→ OBJECTIVE
Search the material for the string "React", then report how many lines hold it, with no other text.

============

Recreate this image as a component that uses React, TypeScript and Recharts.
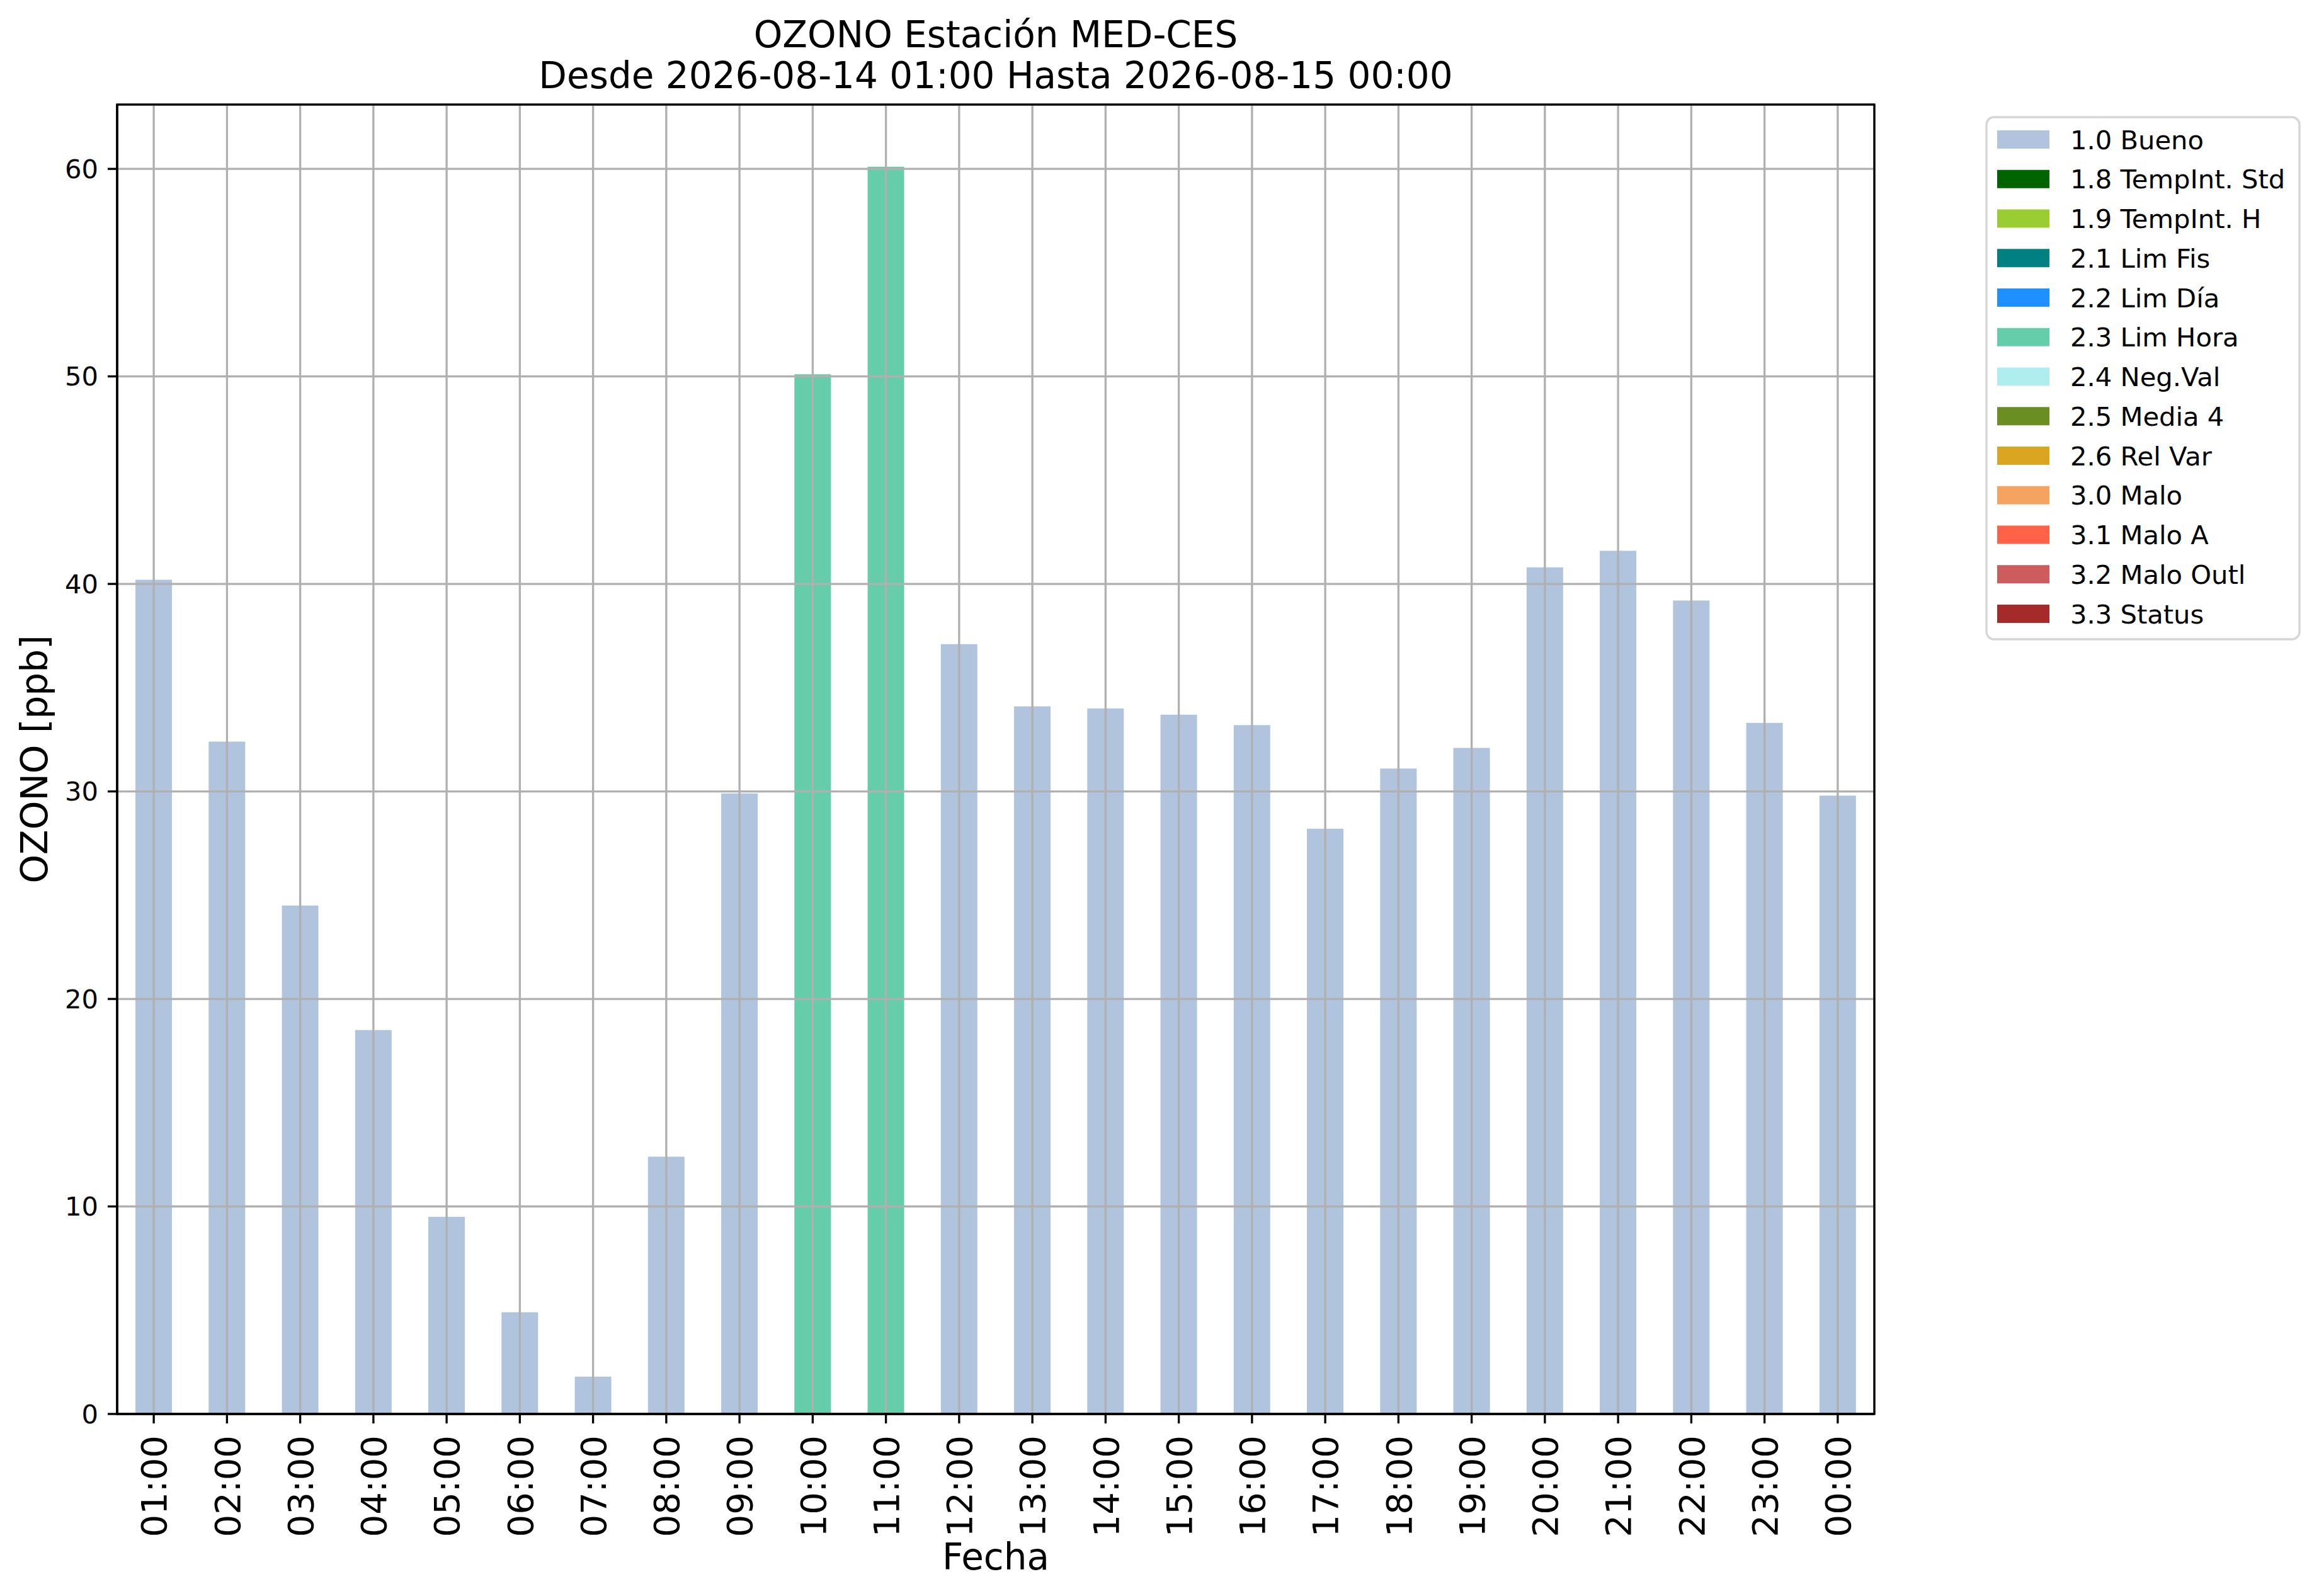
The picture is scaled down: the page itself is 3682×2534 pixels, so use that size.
import React from 'react';
import { BarChart, Bar, XAxis, YAxis, CartesianGrid } from 'recharts';

const hours = ['01:00','02:00','03:00','04:00','05:00','06:00','07:00','08:00','09:00','10:00','11:00','12:00','13:00','14:00','15:00','16:00','17:00','18:00','19:00','20:00','21:00','22:00','23:00','00:00'];
const ozoneValues = [40.2, 32.4, 24.5, 18.5, 9.5, 4.9, 1.8, 12.4, 29.9, 50.1, 60.1, 37.1, 34.1, 34.0, 33.7, 33.2, 28.2, 31.1, 32.1, 40.8, 41.6, 39.2, 33.3, 29.8];
const hourFlags = ['1.0','1.0','1.0','1.0','1.0','1.0','1.0','1.0','1.0','2.3','2.3','1.0','1.0','1.0','1.0','1.0','1.0','1.0','1.0','1.0','1.0','1.0','1.0','1.0'];
const flagCodes = ['1.0','1.8','1.9','2.1','2.2','2.3','2.4','2.5','2.6','3.0','3.1','3.2','3.3'];
const flagNames = ['Bueno','TempInt. Std','TempInt. H','Lim Fis','Lim Día','Lim Hora','Neg.Val','Media 4','Rel Var','Malo','Malo A','Malo Outl','Status'];
const flagColors = ['#B0C4DE','#006400','#9ACD32','#008080','#1E90FF','#66CDAA','#AFEEEE','#6B8E23','#DAA520','#F4A460','#FF6347','#CD5C5C','#A52A2A'];
const yTicks = [0, 10, 20, 30, 40, 50, 60];
const yMax = 63.1;
const titleLines = ['OZONO Estación MED-CES', 'Desde 2026-08-14 01:00 Hasta 2026-08-15 00:00'];
const xLabel = 'Fecha';
const yLabel = 'OZONO [ppb]';

const FONT = 'DejaVu Sans, Liberation Sans, sans-serif';
const LW = 3.33;
const PLOT = { left: 186, top: 166, right: 2976, bottom: 2245 };

const data = hours.map((h, i) => {
  const row: Record<string, any> = { hour: h };
  flagCodes.forEach((c) => {
    row[c] = hourFlags[i] === c ? ozoneValues[i] : null;
  });
  return row;
});

const XTick = (props: any) => {
  const { x, y, payload } = props;
  return (
    <text
      x={x}
      y={y}
      transform={`rotate(-90 ${x} ${y})`}
      textAnchor="end"
      dy="0.36em"
      fontSize={56}
      fontFamily={FONT}
      fill="#000"
    >
      {payload.value}
    </text>
  );
};

const FechaLabel = (props: any) => {
  const vb = props.viewBox || { x: 0, y: 0, width: 0 };
  const cx = vb.x + vb.width / 2;
  return (
    <text x={cx} y={vb.y + 247} textAnchor="middle" fontSize={58} fontFamily={FONT} fill="#000">
      {xLabel}
    </text>
  );
};

const YLabel = (props: any) => {
  const vb = props.viewBox || { x: 0, y: 0, height: 0 };
  const cy = vb.y + vb.height / 2;
  const x = 75;
  return (
    <text x={x} y={cy} transform={`rotate(-90 ${x} ${cy})`} textAnchor="middle" fontSize={58} fontFamily={FONT} fill="#000">
      {yLabel}
    </text>
  );
};

const Title = () => (
  <svg width={3682} height={160} style={{ position: 'absolute', left: 0, top: 0 }}>
    {titleLines.map((t, i) => (
      <text key={i} x={1581} y={75 + i * 65} textAnchor="middle" fontSize={58} fontFamily={FONT} fill="#000">
        {t}
      </text>
    ))}
  </svg>
);

const Frame = () => (
  <svg
    width={PLOT.right - PLOT.left + 10}
    height={PLOT.bottom - PLOT.top + 10}
    style={{ position: 'absolute', left: PLOT.left - 5, top: PLOT.top - 5, pointerEvents: 'none' }}
  >
    <rect
      x={5}
      y={5}
      width={PLOT.right - PLOT.left}
      height={PLOT.bottom - PLOT.top}
      fill="none"
      stroke="#000"
      strokeWidth={LW}
    />
  </svg>
);

const LegendBox = () => {
  const left = 3154;
  const top = 186;
  const w = 497;
  const h = 829;
  const fs = 41.67;
  const pitch = 62.75;
  return (
    <svg
      width={w + 10}
      height={h + 10}
      style={{ position: 'absolute', left: left - 5, top: top - 5 }}
    >
      <rect x={5} y={5} width={w} height={h} rx={12} ry={12} fill="#fff" stroke="#d6d6d6" strokeWidth={LW} />
      {flagCodes.map((c, i) => {
        const cy = 5 + 35.5 + i * pitch;
        return (
          <g key={c}>
            <rect x={5 + 17} y={cy - 14.5} width={83} height={29} fill={flagColors[i]} />
            <text x={5 + 133} y={cy + 0.3645 * fs} fontSize={fs} fontFamily={FONT} fill="#000">
              {`${c} ${flagNames[i]}`}
            </text>
          </g>
        );
      })}
    </svg>
  );
};

export default function App() {
  return (
    <div style={{ position: 'absolute', left: 0, top: 0, width: 3682, height: 2534, background: '#fff' }}>
      <BarChart
        width={3682}
        height={2534}
        data={data}
        margin={{ top: PLOT.top, right: 3682 - PLOT.right, bottom: 0, left: 0 }}
        barCategoryGap="25%"
      >
        {flagCodes.map((c, i) => (
          <Bar key={c} dataKey={c} stackId="s" fill={flagColors[i]} isAnimationActive={false} />
        ))}
        <CartesianGrid stroke="#b0b0b0" strokeWidth={LW} zIndex={500} />
        <XAxis
          dataKey="hour"
          height={2534 - PLOT.bottom}
          interval={0}
          tickSize={15}
          tickMargin={19}
          tick={XTick}
          stroke="#000"
          strokeWidth={LW}
          axisLine={{ stroke: '#000', strokeWidth: LW }}
          tickLine={{ stroke: '#000', strokeWidth: LW }}
          label={FechaLabel}
          zIndex={600}
        />
        <YAxis
          width={PLOT.left}
          type="number"
          domain={[0, yMax]}
          ticks={yTicks}
          interval={0}
          tickSize={15}
          tickMargin={15}
          tick={{ fontSize: 41.67, fill: '#000', fontFamily: FONT }}
          stroke="#000"
          strokeWidth={LW}
          axisLine={{ stroke: '#000', strokeWidth: LW }}
          tickLine={{ stroke: '#000', strokeWidth: LW }}
          label={YLabel}
          zIndex={600}
        />
      </BarChart>
      <Frame />
      <Title />
      <LegendBox />
    </div>
  );
}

============

→ EXPECTED ANSWER
2